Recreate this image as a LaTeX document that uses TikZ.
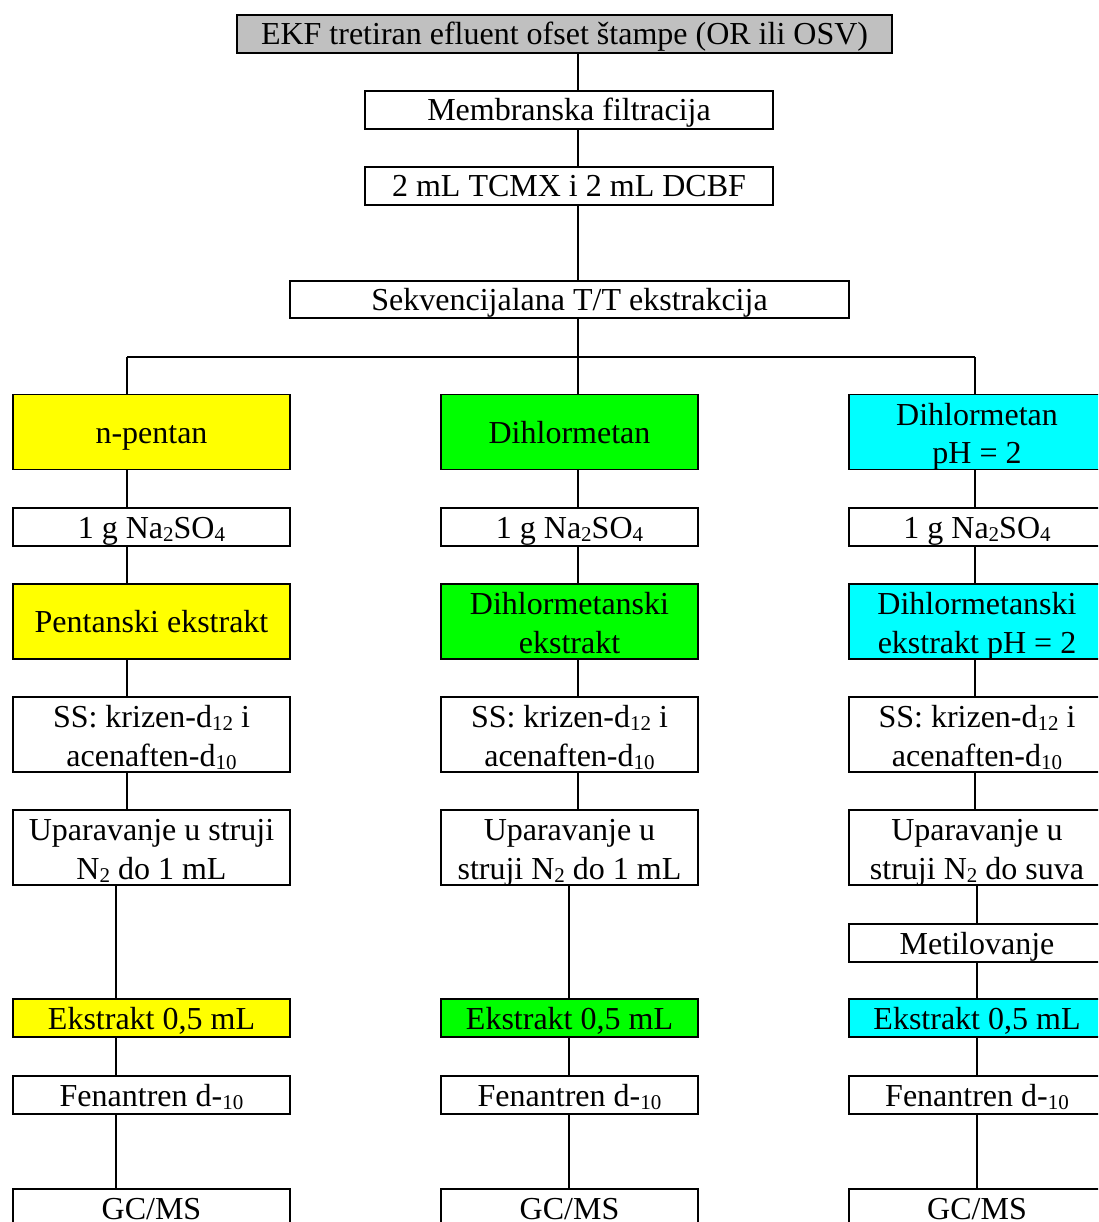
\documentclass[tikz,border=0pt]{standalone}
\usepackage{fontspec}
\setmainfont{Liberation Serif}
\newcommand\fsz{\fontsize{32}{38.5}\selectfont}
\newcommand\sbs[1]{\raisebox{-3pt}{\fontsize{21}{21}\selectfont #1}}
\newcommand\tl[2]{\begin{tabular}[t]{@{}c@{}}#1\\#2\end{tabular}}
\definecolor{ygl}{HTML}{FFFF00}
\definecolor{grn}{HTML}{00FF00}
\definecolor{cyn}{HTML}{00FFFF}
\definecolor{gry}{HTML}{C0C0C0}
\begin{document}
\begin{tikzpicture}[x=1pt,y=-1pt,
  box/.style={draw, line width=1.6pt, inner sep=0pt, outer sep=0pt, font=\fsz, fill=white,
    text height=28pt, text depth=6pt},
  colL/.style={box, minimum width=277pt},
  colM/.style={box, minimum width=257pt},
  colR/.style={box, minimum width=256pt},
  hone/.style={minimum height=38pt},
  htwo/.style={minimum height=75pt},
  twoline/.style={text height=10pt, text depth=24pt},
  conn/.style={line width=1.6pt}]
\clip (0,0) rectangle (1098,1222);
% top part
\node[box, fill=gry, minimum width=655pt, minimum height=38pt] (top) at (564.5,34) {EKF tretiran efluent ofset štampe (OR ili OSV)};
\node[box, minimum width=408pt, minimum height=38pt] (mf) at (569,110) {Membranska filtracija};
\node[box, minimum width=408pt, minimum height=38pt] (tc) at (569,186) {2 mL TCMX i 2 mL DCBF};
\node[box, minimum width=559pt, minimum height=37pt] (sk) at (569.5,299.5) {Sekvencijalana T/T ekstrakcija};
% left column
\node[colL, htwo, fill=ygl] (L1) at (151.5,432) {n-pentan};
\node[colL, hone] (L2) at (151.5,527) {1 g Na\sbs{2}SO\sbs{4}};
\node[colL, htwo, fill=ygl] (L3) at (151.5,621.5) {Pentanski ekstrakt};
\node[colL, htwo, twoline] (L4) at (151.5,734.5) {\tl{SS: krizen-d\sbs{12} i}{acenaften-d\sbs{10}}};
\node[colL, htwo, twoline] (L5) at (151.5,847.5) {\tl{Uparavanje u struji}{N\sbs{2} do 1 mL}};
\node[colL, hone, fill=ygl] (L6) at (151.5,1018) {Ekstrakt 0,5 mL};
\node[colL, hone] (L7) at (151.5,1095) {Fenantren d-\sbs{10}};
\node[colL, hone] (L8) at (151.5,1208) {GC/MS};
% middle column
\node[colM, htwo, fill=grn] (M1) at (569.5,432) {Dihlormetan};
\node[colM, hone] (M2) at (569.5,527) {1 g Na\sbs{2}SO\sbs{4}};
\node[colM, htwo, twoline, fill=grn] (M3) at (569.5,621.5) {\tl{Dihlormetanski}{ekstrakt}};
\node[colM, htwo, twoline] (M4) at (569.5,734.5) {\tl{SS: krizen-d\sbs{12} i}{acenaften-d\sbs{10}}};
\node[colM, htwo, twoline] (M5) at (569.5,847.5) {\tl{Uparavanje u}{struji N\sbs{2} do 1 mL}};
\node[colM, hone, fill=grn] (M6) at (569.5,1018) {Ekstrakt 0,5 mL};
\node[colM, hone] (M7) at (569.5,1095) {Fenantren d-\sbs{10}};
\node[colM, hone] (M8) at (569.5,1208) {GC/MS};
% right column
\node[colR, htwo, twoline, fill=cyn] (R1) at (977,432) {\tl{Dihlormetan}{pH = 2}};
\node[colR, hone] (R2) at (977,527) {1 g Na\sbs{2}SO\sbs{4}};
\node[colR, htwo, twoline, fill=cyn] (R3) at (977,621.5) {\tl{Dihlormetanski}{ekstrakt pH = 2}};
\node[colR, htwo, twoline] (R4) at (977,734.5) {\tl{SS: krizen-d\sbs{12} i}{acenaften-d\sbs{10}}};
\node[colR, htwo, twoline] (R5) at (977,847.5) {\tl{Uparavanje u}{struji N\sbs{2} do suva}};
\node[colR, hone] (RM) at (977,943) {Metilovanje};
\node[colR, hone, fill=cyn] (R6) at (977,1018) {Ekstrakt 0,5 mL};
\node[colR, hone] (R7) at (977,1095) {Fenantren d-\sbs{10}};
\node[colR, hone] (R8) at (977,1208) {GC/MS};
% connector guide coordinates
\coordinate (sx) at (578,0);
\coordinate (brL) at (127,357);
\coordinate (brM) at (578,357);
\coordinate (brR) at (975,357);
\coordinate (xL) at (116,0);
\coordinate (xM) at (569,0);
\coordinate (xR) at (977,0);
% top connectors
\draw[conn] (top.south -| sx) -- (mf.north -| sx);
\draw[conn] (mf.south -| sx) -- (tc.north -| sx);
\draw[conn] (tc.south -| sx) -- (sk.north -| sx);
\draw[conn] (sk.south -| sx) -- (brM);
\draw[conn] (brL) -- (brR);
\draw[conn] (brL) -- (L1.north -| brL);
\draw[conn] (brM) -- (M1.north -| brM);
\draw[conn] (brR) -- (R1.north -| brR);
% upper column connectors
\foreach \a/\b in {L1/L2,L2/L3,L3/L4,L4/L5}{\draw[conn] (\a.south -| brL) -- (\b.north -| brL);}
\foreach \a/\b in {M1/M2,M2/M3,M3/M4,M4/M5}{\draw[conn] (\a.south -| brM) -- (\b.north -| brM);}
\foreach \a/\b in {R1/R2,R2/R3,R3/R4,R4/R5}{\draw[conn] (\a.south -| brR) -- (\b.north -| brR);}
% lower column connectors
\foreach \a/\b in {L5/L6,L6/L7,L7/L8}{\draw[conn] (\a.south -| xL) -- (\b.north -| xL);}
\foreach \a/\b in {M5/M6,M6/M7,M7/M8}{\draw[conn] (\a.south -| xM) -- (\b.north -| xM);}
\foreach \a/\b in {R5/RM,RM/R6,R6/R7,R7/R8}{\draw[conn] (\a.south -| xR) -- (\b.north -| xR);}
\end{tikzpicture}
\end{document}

Set task
Copy the listing in full and without alteration, omitting every picture.

Exercise output
Recreate this image as a LaTeX document that uses TikZ.
\documentclass[tikz,border=0pt]{standalone}
\usepackage{fontspec}
\setmainfont{Liberation Serif}
\newcommand\fsz{\fontsize{32}{38.5}\selectfont}
\newcommand\sbs[1]{\raisebox{-3pt}{\fontsize{21}{21}\selectfont #1}}
\newcommand\tl[2]{\begin{tabular}[t]{@{}c@{}}#1\\#2\end{tabular}}
\definecolor{ygl}{HTML}{FFFF00}
\definecolor{grn}{HTML}{00FF00}
\definecolor{cyn}{HTML}{00FFFF}
\definecolor{gry}{HTML}{C0C0C0}
\begin{document}
\begin{tikzpicture}[x=1pt,y=-1pt,
  box/.style={draw, line width=1.6pt, inner sep=0pt, outer sep=0pt, font=\fsz, fill=white,
    text height=28pt, text depth=6pt},
  colL/.style={box, minimum width=277pt},
  colM/.style={box, minimum width=257pt},
  colR/.style={box, minimum width=256pt},
  hone/.style={minimum height=38pt},
  htwo/.style={minimum height=75pt},
  twoline/.style={text height=10pt, text depth=24pt},
  conn/.style={line width=1.6pt}]
\clip (0,0) rectangle (1098,1222);
% top part
\node[box, fill=gry, minimum width=655pt, minimum height=38pt] (top) at (564.5,34) {EKF tretiran efluent ofset štampe (OR ili OSV)};
\node[box, minimum width=408pt, minimum height=38pt] (mf) at (569,110) {Membranska filtracija};
\node[box, minimum width=408pt, minimum height=38pt] (tc) at (569,186) {2 mL TCMX i 2 mL DCBF};
\node[box, minimum width=559pt, minimum height=37pt] (sk) at (569.5,299.5) {Sekvencijalana T/T ekstrakcija};
% left column
\node[colL, htwo, fill=ygl] (L1) at (151.5,432) {n-pentan};
\node[colL, hone] (L2) at (151.5,527) {1 g Na\sbs{2}SO\sbs{4}};
\node[colL, htwo, fill=ygl] (L3) at (151.5,621.5) {Pentanski ekstrakt};
\node[colL, htwo, twoline] (L4) at (151.5,734.5) {\tl{SS: krizen-d\sbs{12} i}{acenaften-d\sbs{10}}};
\node[colL, htwo, twoline] (L5) at (151.5,847.5) {\tl{Uparavanje u struji}{N\sbs{2} do 1 mL}};
\node[colL, hone, fill=ygl] (L6) at (151.5,1018) {Ekstrakt 0,5 mL};
\node[colL, hone] (L7) at (151.5,1095) {Fenantren d-\sbs{10}};
\node[colL, hone] (L8) at (151.5,1208) {GC/MS};
% middle column
\node[colM, htwo, fill=grn] (M1) at (569.5,432) {Dihlormetan};
\node[colM, hone] (M2) at (569.5,527) {1 g Na\sbs{2}SO\sbs{4}};
\node[colM, htwo, twoline, fill=grn] (M3) at (569.5,621.5) {\tl{Dihlormetanski}{ekstrakt}};
\node[colM, htwo, twoline] (M4) at (569.5,734.5) {\tl{SS: krizen-d\sbs{12} i}{acenaften-d\sbs{10}}};
\node[colM, htwo, twoline] (M5) at (569.5,847.5) {\tl{Uparavanje u}{struji N\sbs{2} do 1 mL}};
\node[colM, hone, fill=grn] (M6) at (569.5,1018) {Ekstrakt 0,5 mL};
\node[colM, hone] (M7) at (569.5,1095) {Fenantren d-\sbs{10}};
\node[colM, hone] (M8) at (569.5,1208) {GC/MS};
% right column
\node[colR, htwo, twoline, fill=cyn] (R1) at (977,432) {\tl{Dihlormetan}{pH = 2}};
\node[colR, hone] (R2) at (977,527) {1 g Na\sbs{2}SO\sbs{4}};
\node[colR, htwo, twoline, fill=cyn] (R3) at (977,621.5) {\tl{Dihlormetanski}{ekstrakt pH = 2}};
\node[colR, htwo, twoline] (R4) at (977,734.5) {\tl{SS: krizen-d\sbs{12} i}{acenaften-d\sbs{10}}};
\node[colR, htwo, twoline] (R5) at (977,847.5) {\tl{Uparavanje u}{struji N\sbs{2} do suva}};
\node[colR, hone] (RM) at (977,943) {Metilovanje};
\node[colR, hone, fill=cyn] (R6) at (977,1018) {Ekstrakt 0,5 mL};
\node[colR, hone] (R7) at (977,1095) {Fenantren d-\sbs{10}};
\node[colR, hone] (R8) at (977,1208) {GC/MS};
% connector guide coordinates
\coordinate (sx) at (578,0);
\coordinate (brL) at (127,357);
\coordinate (brM) at (578,357);
\coordinate (brR) at (975,357);
\coordinate (xL) at (116,0);
\coordinate (xM) at (569,0);
\coordinate (xR) at (977,0);
% top connectors
\draw[conn] (top.south -| sx) -- (mf.north -| sx);
\draw[conn] (mf.south -| sx) -- (tc.north -| sx);
\draw[conn] (tc.south -| sx) -- (sk.north -| sx);
\draw[conn] (sk.south -| sx) -- (brM);
\draw[conn] (brL) -- (brR);
\draw[conn] (brL) -- (L1.north -| brL);
\draw[conn] (brM) -- (M1.north -| brM);
\draw[conn] (brR) -- (R1.north -| brR);
% upper column connectors
\foreach \a/\b in {L1/L2,L2/L3,L3/L4,L4/L5}{\draw[conn] (\a.south -| brL) -- (\b.north -| brL);}
\foreach \a/\b in {M1/M2,M2/M3,M3/M4,M4/M5}{\draw[conn] (\a.south -| brM) -- (\b.north -| brM);}
\foreach \a/\b in {R1/R2,R2/R3,R3/R4,R4/R5}{\draw[conn] (\a.south -| brR) -- (\b.north -| brR);}
% lower column connectors
\foreach \a/\b in {L5/L6,L6/L7,L7/L8}{\draw[conn] (\a.south -| xL) -- (\b.north -| xL);}
\foreach \a/\b in {M5/M6,M6/M7,M7/M8}{\draw[conn] (\a.south -| xM) -- (\b.north -| xM);}
\foreach \a/\b in {R5/RM,RM/R6,R6/R7,R7/R8}{\draw[conn] (\a.south -| xR) -- (\b.north -| xR);}
\end{tikzpicture}
\end{document}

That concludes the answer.